**INSTRUCTIONS FOR THE TASK:**
Copy, character for character, the lines running from the one with "The picture is" to the one with "b_err = [0.002, 0.013, 0.005, 0.004, 0.038, 0.001, 0.012]", ends included. Leave out every other line.
>> START GIVEN MATERIAL
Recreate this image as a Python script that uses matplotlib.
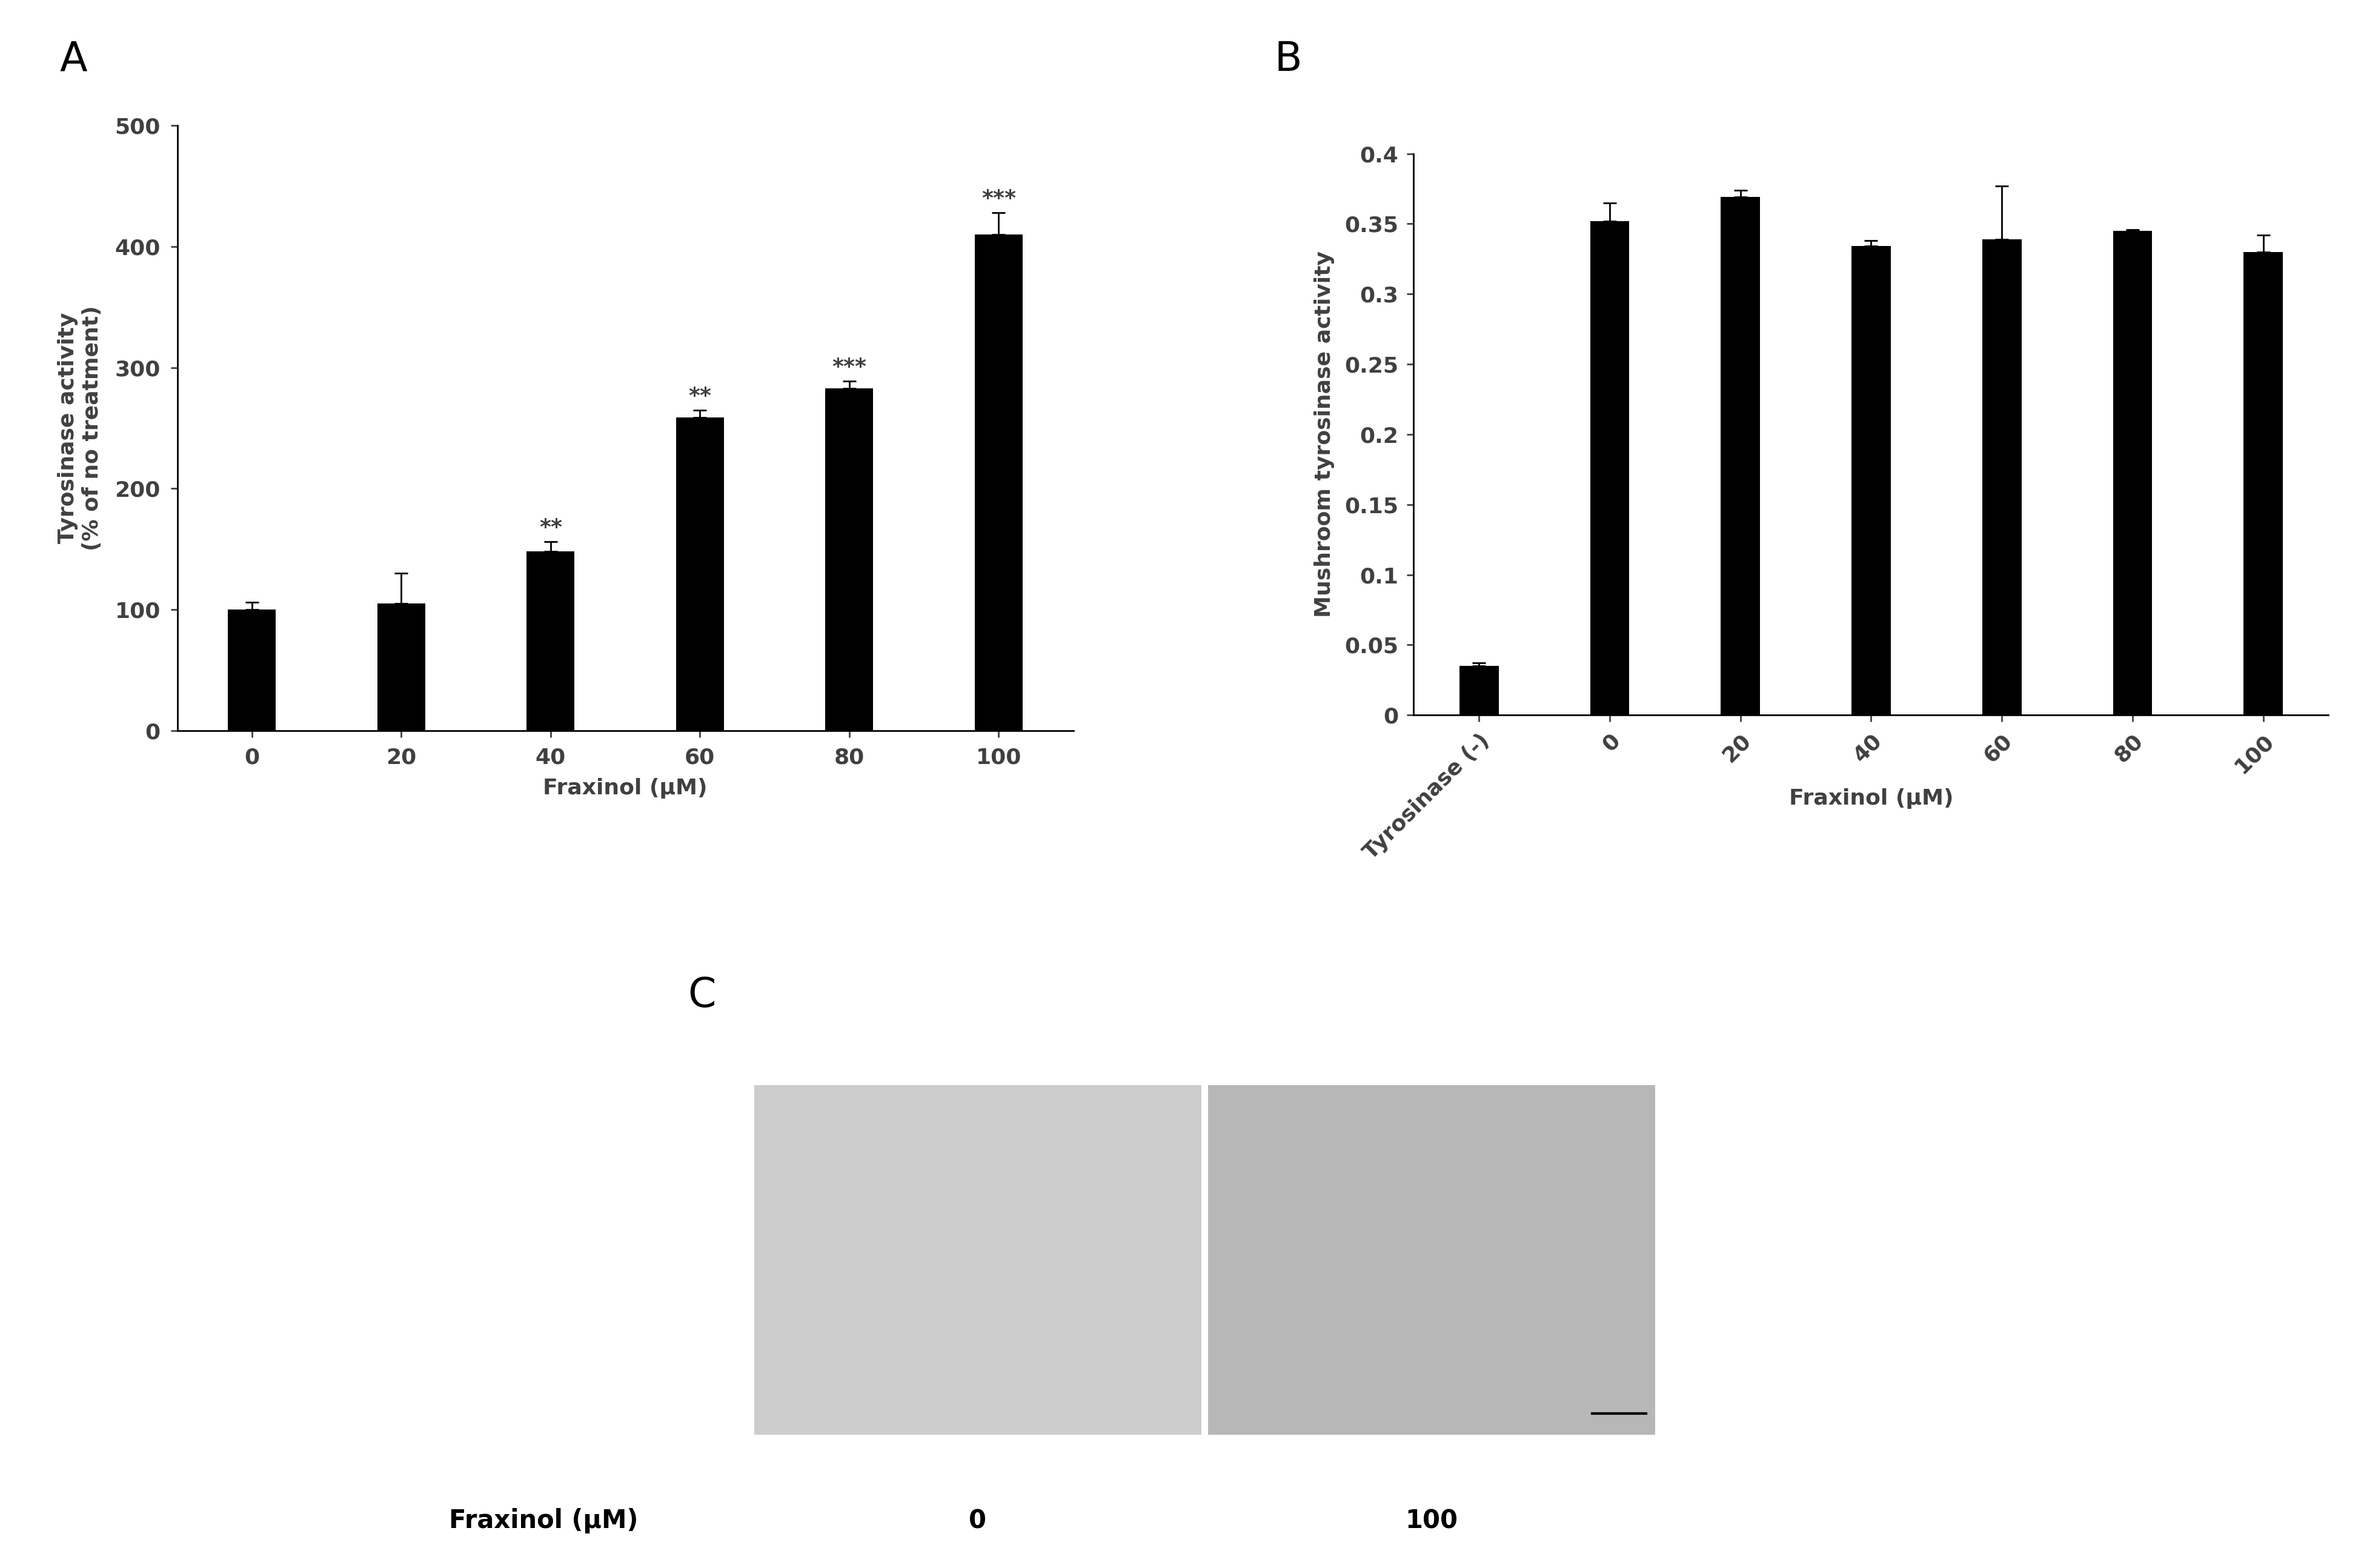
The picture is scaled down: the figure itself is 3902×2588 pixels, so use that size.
import matplotlib
matplotlib.use("Agg")
import matplotlib.pyplot as plt
import numpy as np

plt.rcParams['font.family'] = ['DejaVu Sans']

a_cats = ["0", "20", "40", "60", "80", "100"]
a_vals = [100, 105, 148, 259, 283, 410]
a_err = [6, 25, 8, 6, 6, 18]
a_stars = ["", "", "**", "**", "***", "***"]

b_cats = ["Tyrosinase (-)", "0", "20", "40", "60", "80", "100"]
b_vals = [0.035, 0.352, 0.369, 0.334, 0.339, 0.345, 0.330]
b_err = [0.002, 0.013, 0.005, 0.004, 0.038, 0.001, 0.012]

c_labels = ["0", "100"]
c_gray = [0.80, 0.72]

fig = plt.figure(figsize=(39.02, 25.88), dpi=100)
tc = '#404040'
fs = 26

# Panel A
ax = fig.add_axes([0.075, 0.534, 0.379, 0.386])
x = np.arange(len(a_cats))
ax.bar(x, a_vals, width=0.32, color='black')
ax.errorbar(x, a_vals, yerr=[np.zeros(len(a_err)), a_err], fmt='none', ecolor='black', capsize=8, elinewidth=2, capthick=2)
for xi, v, e, s in zip(x, a_vals, a_err, a_stars):
    if s:
        ax.text(xi, v + e + 3, s, ha='center', va='bottom', fontsize=fs, fontweight='bold', color=tc)
ax.set_xlim(-0.5, 5.5)
ax.set_ylim(0, 500)
ax.set_yticks(range(0, 501, 100))
ax.set_xticks(x)
ax.set_xticklabels(a_cats)
ax.set_xlabel("Fraxinol (μM)", fontsize=fs, fontweight='bold', color=tc, labelpad=12)
ax.set_ylabel("Tyrosinase activity\n(% of no treatment)", fontsize=fs, fontweight='bold', color=tc, labelpad=15)
ax.spines[['top', 'right']].set_visible(False)
for sp in ['left', 'bottom']:
    ax.spines[sp].set_linewidth(2)
ax.tick_params(labelsize=fs, colors=tc, width=2, length=8, pad=12)
for t in ax.get_xticklabels() + ax.get_yticklabels():
    t.set_fontweight('bold')

# Panel B
bx = fig.add_axes([0.598, 0.544, 0.387, 0.358])
xb = np.arange(len(b_cats))
bx.bar(xb, b_vals, width=0.3, color='black')
bx.errorbar(xb, b_vals, yerr=[np.zeros(len(b_err)), b_err], fmt='none', ecolor='black', capsize=8, elinewidth=2, capthick=2)
bx.set_xlim(-0.5, 6.5)
bx.set_ylim(0, 0.4)
yt = np.arange(0, 0.401, 0.05)
bx.set_yticks(yt)
bx.set_yticklabels(["0", "0.05", "0.1", "0.15", "0.2", "0.25", "0.3", "0.35", "0.4"])
bx.set_xticks(xb)
bx.set_xticklabels(b_cats, rotation=45, ha='right', rotation_mode='anchor')
bx.set_ylabel("Mushroom tyrosinase activity", fontsize=fs, fontweight='bold', color=tc, labelpad=12)
bx.text(0.5, -0.16, "Fraxinol (μM)", transform=bx.transAxes, ha='center', fontsize=fs, fontweight='bold', color=tc)
bx.spines[['top', 'right']].set_visible(False)
for sp in ['left', 'bottom']:
    bx.spines[sp].set_linewidth(2)
bx.tick_params(labelsize=fs, colors=tc, width=2, length=8, pad=10)
for t in bx.get_xticklabels() + bx.get_yticklabels():
    t.set_fontweight('bold')

# Panel C (placeholder images)
for i, (lbl, g) in enumerate(zip(c_labels, c_gray)):
    ix = fig.add_axes([0.319 + i * 0.192, 0.085, 0.189, 0.223])
    ix.imshow(np.full((10, 10, 3), g), aspect='auto', extent=(0, 10, 10, 0))
    if i == 1:
        ix.plot([8.6, 9.8], [9.4, 9.4], color='black', lw=3)
    ix.set_xlim(0, 10)
    ix.set_ylim(10, 0)
    ix.set_axis_off()
    fig.text(0.319 + i * 0.192 + 0.0945, 0.030, lbl, ha='center', va='center', fontsize=fs + 4, fontweight='bold')
fig.text(0.23, 0.030, "Fraxinol (μM)", ha='center', va='center', fontsize=fs + 4, fontweight='bold')

fig.text(0.031, 0.962, "A", fontsize=48, ha='center', va='center')
fig.text(0.545, 0.962, "B", fontsize=48, ha='center', va='center')
fig.text(0.297, 0.365, "C", fontsize=48, ha='center', va='center')

fig.savefig("out.png", dpi=100, facecolor='white')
>> END GIVEN MATERIAL
**TASK RESPONSE:**
The picture is scaled down: the figure itself is 3902×2588 pixels, so use that size.
import matplotlib
matplotlib.use("Agg")
import matplotlib.pyplot as plt
import numpy as np

plt.rcParams['font.family'] = ['DejaVu Sans']

a_cats = ["0", "20", "40", "60", "80", "100"]
a_vals = [100, 105, 148, 259, 283, 410]
a_err = [6, 25, 8, 6, 6, 18]
a_stars = ["", "", "**", "**", "***", "***"]

b_cats = ["Tyrosinase (-)", "0", "20", "40", "60", "80", "100"]
b_vals = [0.035, 0.352, 0.369, 0.334, 0.339, 0.345, 0.330]
b_err = [0.002, 0.013, 0.005, 0.004, 0.038, 0.001, 0.012]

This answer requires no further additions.